House Minority Leader Kevin McCarthy, shown here swearing in Rep. Marjorie Taylor Greene, refused to sanction Greene for her outrageous comments. Credit: Greene's congressional office

When Georgia voters elected Democrats Jon Ossoff and Raphael Warnock to the Senate recently, a state that had been a reliably Republican stronghold for decades flipped the Senate to a bare majority for the Democratic Party.  

Georgia is a former “solid South” Democratic state that had voted for Republican presidential candidate Barry Goldwater in 1964 as a reaction against civil rights gains. The Peach State has consistently voted for the GOP in state and national campaigns for decades, but this year Georgia sent two Democrats to Capitol Hill: a young Jewish man who was mentored by civil rights activist John Lewis and an African-American minister who was pastor of the church where Martin Luther King Jr. preached for years before his assassination in 1968.

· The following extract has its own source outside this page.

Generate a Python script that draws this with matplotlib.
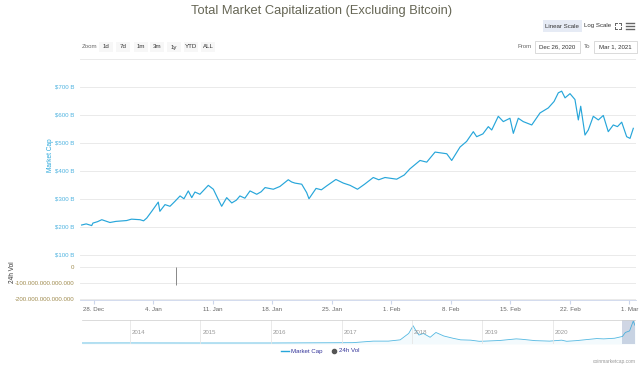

The symbolism of a longtime Republican and Southern state like Georgia electing a Jewish politician and a black minister is telling. The civil rights movement sprang from the Black churches in the South, but many of this nation’s Jewish citizens were early and active supporters of the movement. Some even gave their lives in the struggle. Two of the three civil rights workers who were murdered during the desegregation campaign in Philadelphia, MS in 1964 were Jews from New York; the other was a young Black activist from the region. Anti-Semitism and racism have a long history in Georgia, including the infamous 1915 lynching of Leo Frank, a Jewish man falsely accused of murder in Atlanta. Now Georgia’s election of a Jewish man to the U.S. Senate has cast a better light on an often benighted state. Even “Saturday Night Live” gave a humorous compliment to Georgia with a comedy skit in which one character said, “You know what we do with Jews in Georgia—we elect them.”

Now Georgia voters are in the spotlight again, but this time the Peach State politician who draws both laughter and tears is Republican congresswoman Marjorie Taylor Greene. Her advocacy of “QAnonsense” conspiracy delusions has earned her the ire of many of her Capitol Hill colleagues, who stripped her of her committee assignments. Still, many Republicans continue to back Greene. Her false conspiracy fantasies, calls to execute top Democrats and contentions that school shootings were “false flag” operations against gun ownership all seem to be of no concern to the hard-core right wing of the GOP in Georgia and across America. 

Today, the GOP is a party in which white supremacists and political extremists can feel comfortable and can call themselves patriots. In his 1954 book The Nature of Prejudice, psychologist Gordon Allport delineated such citizens and politicians: “Extreme bigots are almost always super-patriots… The easiest idea to sell anyone is that he is better than someone else. The appeal of the Ku Klux Klan and racist agitators rests on this type of salesmanship.”

White supremacists, militia members, conspiracy believers and right-wing extremists made up much of the MAGA mob that stormed the Capitol on Jan. 6 in an angry effort to thwart the results of the 2020 election and stop the inauguration of Democrat Joe Biden. That mob and their sore loser 45th president showed what British statesman Edmund Burke meant more than two centuries ago when he said, “Those who have been once intoxicated with power, and have derived any kind of emolument from it, can never willingly abandon it.”

Long before the elections of 2016 and 2020, Americans were warned about domestic terrorism and home-grown hate groups. A 2015 report from the New America research group warned of “attacks by white supremacists, neo-Nazis and anti-government radicals.” In 2010, The Progressive magazine presciently warned about the possibility of fascism in America, saying, “Here are some things to watch out for: more armed rallies, mob violence… the accommodation of some elected officials with supporters of that violence” and the celebration of political mob violence by right-wing media “cheerleaders on Fox or talk radio.” Just last year, the Department of Homeland Security called violent white supremacy the most persistent and lethal threat in America. Today, when citizens swallow snake-oil poison peddled by politicians under the guise of patriotism, the words of Burke still ring true: “Among a people generally corrupt, liberty cannot long exist.”